#### Given data ####

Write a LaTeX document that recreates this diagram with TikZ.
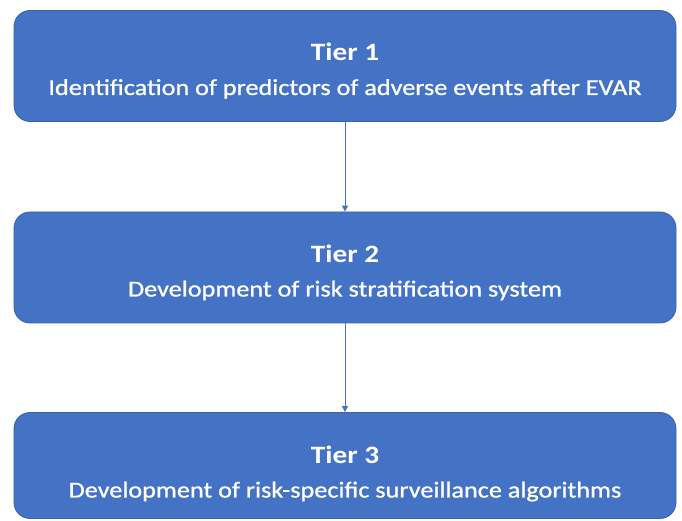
\documentclass[tikz,border=0pt]{standalone}
\usepackage{fontspec}
\setmainfont{Carlito}
\newfontfamily\tierfont[FakeStretch=1.17]{Carlito}
\newfontfamily\tiersubfont[FakeStretch=1.15,FakeBold=0.9]{Carlito}
\usetikzlibrary{arrows.meta}
\definecolor{boxblue}{HTML}{4472C4}
\definecolor{boxedge}{HTML}{3A63AE}
\tikzset{
  tierbox/.style={draw=boxedge, line width=0.8pt, fill=boxblue, rounded corners=16pt,
    minimum width=662pt, minimum height=111pt, inner sep=0pt},
  tiertitle/.style={text=white, anchor=base, inner sep=0pt, font=\tierfont\fontsize{25}{30}\selectfont\bfseries},
  tiersub/.style={text=white, anchor=base, inner sep=0pt, font=\tiersubfont\fontsize{22.8}{27}\selectfont},
  link/.style={draw=boxblue, line width=1pt, -{Triangle[length=6pt,width=6pt]}}
}
\begin{document}
\begin{tikzpicture}[x=1pt,y=1pt]
\useasboundingbox (0,0) rectangle (682,521);
\node[tierbox] (t1) at (345,455) {};
\node[tiertitle] (t1a) at ([yshift=5pt]t1.center) {Tier 1};
\node[tiersub] (t1b) at ([yshift=-29pt]t1.center) {Identification of predictors of adverse events after EVAR};
\node[tierbox] (t2) at (345,253.5) {};
\node[tiertitle] (t2a) at ([yshift=5pt]t2.center) {Tier 2};
\node[tiersub] (t2b) at ([yshift=-29pt]t2.center) {Development of risk stratification system};
\node[tierbox, minimum height=106pt] (t3) at (345,55.5) {};
\node[tiertitle] (t3a) at ([yshift=2pt]t3.center) {Tier 3};
\node[tiersub] (t3b) at ([yshift=-32pt]t3.center) {Development of risk-specific surveillance algorithms};
\draw[link] (t1.south) -- (t2.north);
\draw[link] (t2.south) -- (t3.north);
\end{tikzpicture}
\end{document}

####

### Exercise directions
Copy the listing word for word, excluding its pictures.

### Task response
Write a LaTeX document that recreates this diagram with TikZ.
\documentclass[tikz,border=0pt]{standalone}
\usepackage{fontspec}
\setmainfont{Carlito}
\newfontfamily\tierfont[FakeStretch=1.17]{Carlito}
\newfontfamily\tiersubfont[FakeStretch=1.15,FakeBold=0.9]{Carlito}
\usetikzlibrary{arrows.meta}
\definecolor{boxblue}{HTML}{4472C4}
\definecolor{boxedge}{HTML}{3A63AE}
\tikzset{
  tierbox/.style={draw=boxedge, line width=0.8pt, fill=boxblue, rounded corners=16pt,
    minimum width=662pt, minimum height=111pt, inner sep=0pt},
  tiertitle/.style={text=white, anchor=base, inner sep=0pt, font=\tierfont\fontsize{25}{30}\selectfont\bfseries},
  tiersub/.style={text=white, anchor=base, inner sep=0pt, font=\tiersubfont\fontsize{22.8}{27}\selectfont},
  link/.style={draw=boxblue, line width=1pt, -{Triangle[length=6pt,width=6pt]}}
}
\begin{document}
\begin{tikzpicture}[x=1pt,y=1pt]
\useasboundingbox (0,0) rectangle (682,521);
\node[tierbox] (t1) at (345,455) {};
\node[tiertitle] (t1a) at ([yshift=5pt]t1.center) {Tier 1};
\node[tiersub] (t1b) at ([yshift=-29pt]t1.center) {Identification of predictors of adverse events after EVAR};
\node[tierbox] (t2) at (345,253.5) {};
\node[tiertitle] (t2a) at ([yshift=5pt]t2.center) {Tier 2};
\node[tiersub] (t2b) at ([yshift=-29pt]t2.center) {Development of risk stratification system};
\node[tierbox, minimum height=106pt] (t3) at (345,55.5) {};
\node[tiertitle] (t3a) at ([yshift=2pt]t3.center) {Tier 3};
\node[tiersub] (t3b) at ([yshift=-32pt]t3.center) {Development of risk-specific surveillance algorithms};
\draw[link] (t1.south) -- (t2.north);
\draw[link] (t2.south) -- (t3.north);
\end{tikzpicture}
\end{document}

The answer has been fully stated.